Overstock said Wednesday it will loosen a bizarre tangle of restrictions on a blockchain-based dividend that critics said was concocted by ex-chief Patrick Byrne to stymie short sellers.
Shares of the discount furniture site have been on a roller-coaster ride in recent weeks because of the terms of the crypto-dividend, which was slated to be awarded to shareholders of record as of Sept. 23.
Accessible only through a brokerage called Dinosaur Financial, the dividend wasn’t payable until Nov. 15 and wasn’t tradeable until six months after that.
Scrambling to avoid the hassle, short-sellers — who place complex trades that are effectively bets that a stock will drop — began buying Overstock shares more than two weeks ago to exit their positions, sending the stock to a 52-week high of $29.75 on Friday.
But, as reported by The Post on Tuesday, the stock dropped soon after as brokers JPMorgan and Morgan Stanley began offering clients a cash alternative to the dividend.

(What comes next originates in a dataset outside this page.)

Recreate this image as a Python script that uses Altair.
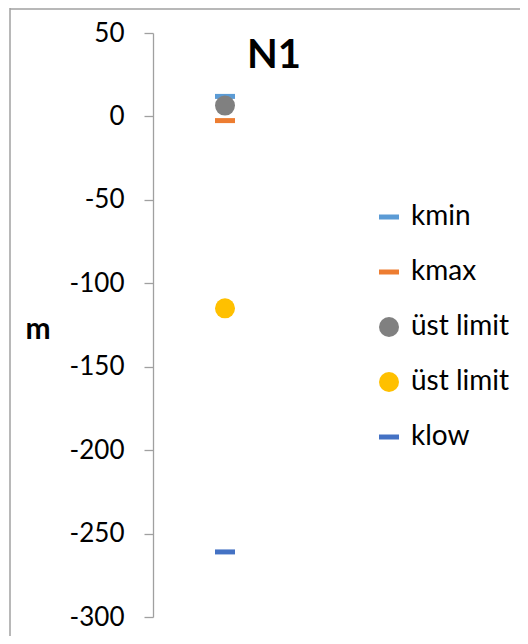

On Wednesday, Overstock — which saw its eccentric, longtime chief executive exit on Aug. 22 after he said he got romantically entangled with a Russian spy while he was an FBI informant— said it was putting the dividend on hold while it makes it easier to trade.
“We are working with the appropriate regulatory authorities to structure the issuance of the [blockchain] dividend shares so they would be freely tradable by non-affiliates immediately upon distribution,” Overstock said. “We believe this will be a major benefit to investors.”
Under the dividend plan revealed July 30, a crypto-payment was to be awarded to Overstock shareholders of record as of Sept. 23 on tZero, a blockchain-based trading platform operated by an affiliate of Overstock.
Overstock’s shares in Wednesday morning trading were down more than 7 percent after falling 40 percent from mid-day Friday through Tuesday.
In a Wednesday blog post, Byrne said he had “started receiving detailed messages” that Wall Street brokers including JPMorgan, Morgan Stanley and Goldman Sachs told clients the Securities and Exchange Commission was “going to do something special to let short-sellers off the hook.”
“The Powers That Be on Wall Street did not want to let that dividend go through,” Byrne wrote. “They pointed out that it put legitimate short-sellers in a bind, to which my reply was, ‘As CEO of Overstock my responsibility is to shareholders, and not to anyone who might have shorted our stock, legitimately or otherwise.”